[Begin SUPPLIED ENTRIES]

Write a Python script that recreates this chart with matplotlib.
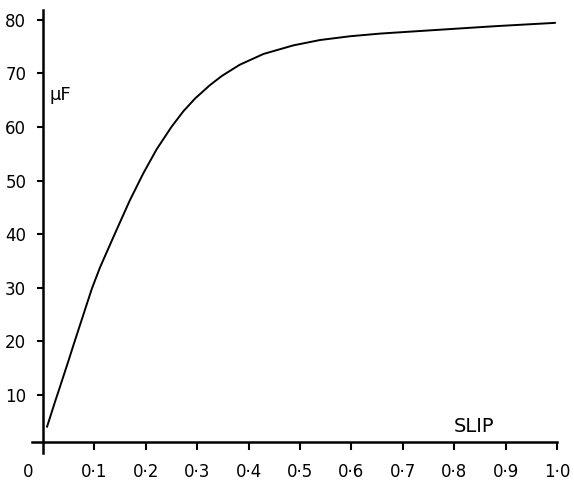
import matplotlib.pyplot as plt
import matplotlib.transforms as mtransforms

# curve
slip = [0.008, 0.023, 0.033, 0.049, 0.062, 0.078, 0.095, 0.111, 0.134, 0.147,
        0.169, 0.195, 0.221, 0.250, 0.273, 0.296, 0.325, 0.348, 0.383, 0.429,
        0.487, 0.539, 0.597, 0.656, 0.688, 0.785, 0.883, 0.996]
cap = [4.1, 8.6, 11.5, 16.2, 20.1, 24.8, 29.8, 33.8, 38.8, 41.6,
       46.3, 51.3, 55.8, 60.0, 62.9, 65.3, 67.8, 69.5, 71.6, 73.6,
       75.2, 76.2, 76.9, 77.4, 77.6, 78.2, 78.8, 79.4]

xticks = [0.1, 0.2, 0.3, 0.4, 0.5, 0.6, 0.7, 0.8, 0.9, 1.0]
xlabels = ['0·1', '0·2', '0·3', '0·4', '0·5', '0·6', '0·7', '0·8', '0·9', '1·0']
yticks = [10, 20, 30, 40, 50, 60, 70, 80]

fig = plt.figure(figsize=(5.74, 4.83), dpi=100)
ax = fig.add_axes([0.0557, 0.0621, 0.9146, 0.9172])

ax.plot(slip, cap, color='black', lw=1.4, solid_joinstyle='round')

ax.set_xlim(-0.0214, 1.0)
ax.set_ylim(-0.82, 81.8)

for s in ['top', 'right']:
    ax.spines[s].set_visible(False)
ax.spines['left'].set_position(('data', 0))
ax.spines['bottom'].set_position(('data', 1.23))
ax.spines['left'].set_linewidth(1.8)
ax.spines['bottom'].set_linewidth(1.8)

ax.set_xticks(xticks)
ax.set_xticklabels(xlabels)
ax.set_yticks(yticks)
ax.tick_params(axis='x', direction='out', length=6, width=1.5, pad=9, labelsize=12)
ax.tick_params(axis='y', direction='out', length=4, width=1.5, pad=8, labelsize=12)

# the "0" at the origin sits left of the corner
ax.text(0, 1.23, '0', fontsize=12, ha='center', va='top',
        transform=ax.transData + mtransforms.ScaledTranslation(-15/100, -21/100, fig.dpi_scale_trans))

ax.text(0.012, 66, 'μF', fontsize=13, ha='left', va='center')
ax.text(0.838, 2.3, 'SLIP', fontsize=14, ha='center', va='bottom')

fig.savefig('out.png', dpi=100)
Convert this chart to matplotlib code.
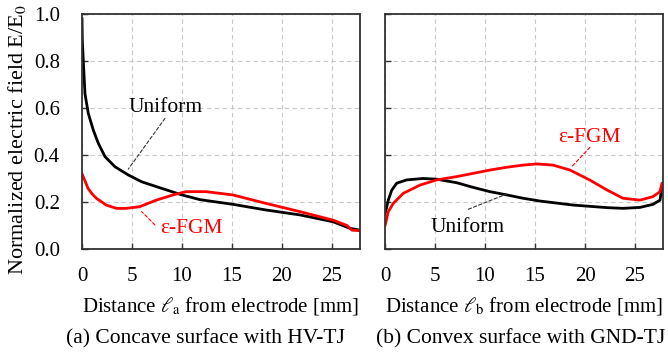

[End SUPPLIED ENTRIES]

• INSTRUCTION: Exactly reproduce the entries above, minus the pictures.

• FINAL RESULT:
Write a Python script that recreates this chart with matplotlib.
import matplotlib.pyplot as plt
import matplotlib.transforms as mtransforms

# curve
slip = [0.008, 0.023, 0.033, 0.049, 0.062, 0.078, 0.095, 0.111, 0.134, 0.147,
        0.169, 0.195, 0.221, 0.250, 0.273, 0.296, 0.325, 0.348, 0.383, 0.429,
        0.487, 0.539, 0.597, 0.656, 0.688, 0.785, 0.883, 0.996]
cap = [4.1, 8.6, 11.5, 16.2, 20.1, 24.8, 29.8, 33.8, 38.8, 41.6,
       46.3, 51.3, 55.8, 60.0, 62.9, 65.3, 67.8, 69.5, 71.6, 73.6,
       75.2, 76.2, 76.9, 77.4, 77.6, 78.2, 78.8, 79.4]

xticks = [0.1, 0.2, 0.3, 0.4, 0.5, 0.6, 0.7, 0.8, 0.9, 1.0]
xlabels = ['0·1', '0·2', '0·3', '0·4', '0·5', '0·6', '0·7', '0·8', '0·9', '1·0']
yticks = [10, 20, 30, 40, 50, 60, 70, 80]

fig = plt.figure(figsize=(5.74, 4.83), dpi=100)
ax = fig.add_axes([0.0557, 0.0621, 0.9146, 0.9172])

ax.plot(slip, cap, color='black', lw=1.4, solid_joinstyle='round')

ax.set_xlim(-0.0214, 1.0)
ax.set_ylim(-0.82, 81.8)

for s in ['top', 'right']:
    ax.spines[s].set_visible(False)
ax.spines['left'].set_position(('data', 0))
ax.spines['bottom'].set_position(('data', 1.23))
ax.spines['left'].set_linewidth(1.8)
ax.spines['bottom'].set_linewidth(1.8)

ax.set_xticks(xticks)
ax.set_xticklabels(xlabels)
ax.set_yticks(yticks)
ax.tick_params(axis='x', direction='out', length=6, width=1.5, pad=9, labelsize=12)
ax.tick_params(axis='y', direction='out', length=4, width=1.5, pad=8, labelsize=12)

# the "0" at the origin sits left of the corner
ax.text(0, 1.23, '0', fontsize=12, ha='center', va='top',
        transform=ax.transData + mtransforms.ScaledTranslation(-15/100, -21/100, fig.dpi_scale_trans))

ax.text(0.012, 66, 'μF', fontsize=13, ha='left', va='center')
ax.text(0.838, 2.3, 'SLIP', fontsize=14, ha='center', va='bottom')

fig.savefig('out.png', dpi=100)
Convert this chart to matplotlib code.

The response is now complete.